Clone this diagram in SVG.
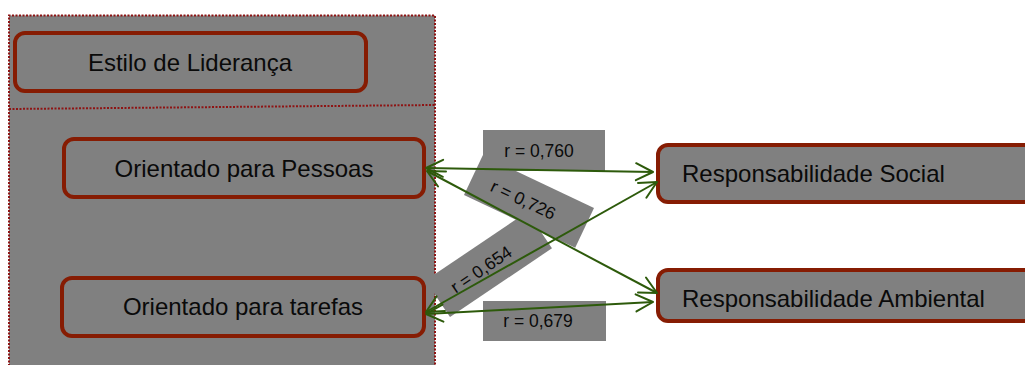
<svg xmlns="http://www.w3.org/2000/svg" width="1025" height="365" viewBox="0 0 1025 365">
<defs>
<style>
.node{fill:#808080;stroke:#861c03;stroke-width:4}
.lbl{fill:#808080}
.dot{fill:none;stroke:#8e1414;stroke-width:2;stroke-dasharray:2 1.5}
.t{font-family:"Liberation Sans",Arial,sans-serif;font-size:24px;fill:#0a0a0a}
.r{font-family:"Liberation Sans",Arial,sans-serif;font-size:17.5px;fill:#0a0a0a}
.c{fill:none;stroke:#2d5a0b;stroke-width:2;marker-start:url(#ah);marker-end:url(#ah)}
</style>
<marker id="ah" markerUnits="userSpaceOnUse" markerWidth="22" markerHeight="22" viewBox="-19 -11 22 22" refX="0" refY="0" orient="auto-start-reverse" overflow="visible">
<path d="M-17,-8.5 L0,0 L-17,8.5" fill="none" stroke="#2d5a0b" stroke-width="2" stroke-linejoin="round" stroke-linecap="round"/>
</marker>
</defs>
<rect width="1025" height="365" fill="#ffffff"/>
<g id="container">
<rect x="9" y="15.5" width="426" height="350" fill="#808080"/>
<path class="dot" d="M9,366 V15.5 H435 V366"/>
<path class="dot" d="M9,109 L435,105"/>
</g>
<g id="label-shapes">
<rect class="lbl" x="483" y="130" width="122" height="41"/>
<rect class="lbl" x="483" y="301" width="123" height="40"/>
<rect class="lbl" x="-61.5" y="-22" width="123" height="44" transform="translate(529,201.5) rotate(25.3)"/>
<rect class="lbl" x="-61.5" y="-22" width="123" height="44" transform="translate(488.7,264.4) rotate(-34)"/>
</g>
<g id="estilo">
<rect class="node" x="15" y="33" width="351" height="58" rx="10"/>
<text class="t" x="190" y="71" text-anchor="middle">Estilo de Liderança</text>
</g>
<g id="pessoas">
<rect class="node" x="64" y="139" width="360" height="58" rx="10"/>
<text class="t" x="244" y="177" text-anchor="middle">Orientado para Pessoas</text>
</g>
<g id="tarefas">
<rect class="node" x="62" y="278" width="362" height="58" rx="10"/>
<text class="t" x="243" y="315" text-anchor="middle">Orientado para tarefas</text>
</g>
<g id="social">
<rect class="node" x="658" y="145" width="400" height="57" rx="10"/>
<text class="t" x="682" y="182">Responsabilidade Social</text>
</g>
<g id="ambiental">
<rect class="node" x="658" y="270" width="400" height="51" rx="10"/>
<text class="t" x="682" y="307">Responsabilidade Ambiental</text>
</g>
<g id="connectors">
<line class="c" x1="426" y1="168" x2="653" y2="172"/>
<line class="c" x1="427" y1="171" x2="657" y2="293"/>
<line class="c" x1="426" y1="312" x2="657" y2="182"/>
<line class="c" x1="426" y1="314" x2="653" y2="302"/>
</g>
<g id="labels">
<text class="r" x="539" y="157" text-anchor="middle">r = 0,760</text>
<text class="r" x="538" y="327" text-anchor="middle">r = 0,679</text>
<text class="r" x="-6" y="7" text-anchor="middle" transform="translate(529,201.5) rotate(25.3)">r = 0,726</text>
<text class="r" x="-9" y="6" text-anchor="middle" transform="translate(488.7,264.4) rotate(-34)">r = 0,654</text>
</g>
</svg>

::::::::::

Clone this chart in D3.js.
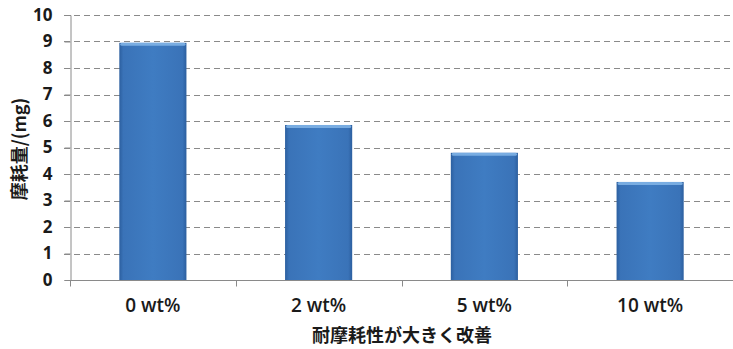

::::::::::

YOUR INSTRUCTIONS: Scan the lines for the string "this". Copy out each line that matches.

FULL RESPONSE:
Clone this diagram in SVG.
Clone this chart in D3.js.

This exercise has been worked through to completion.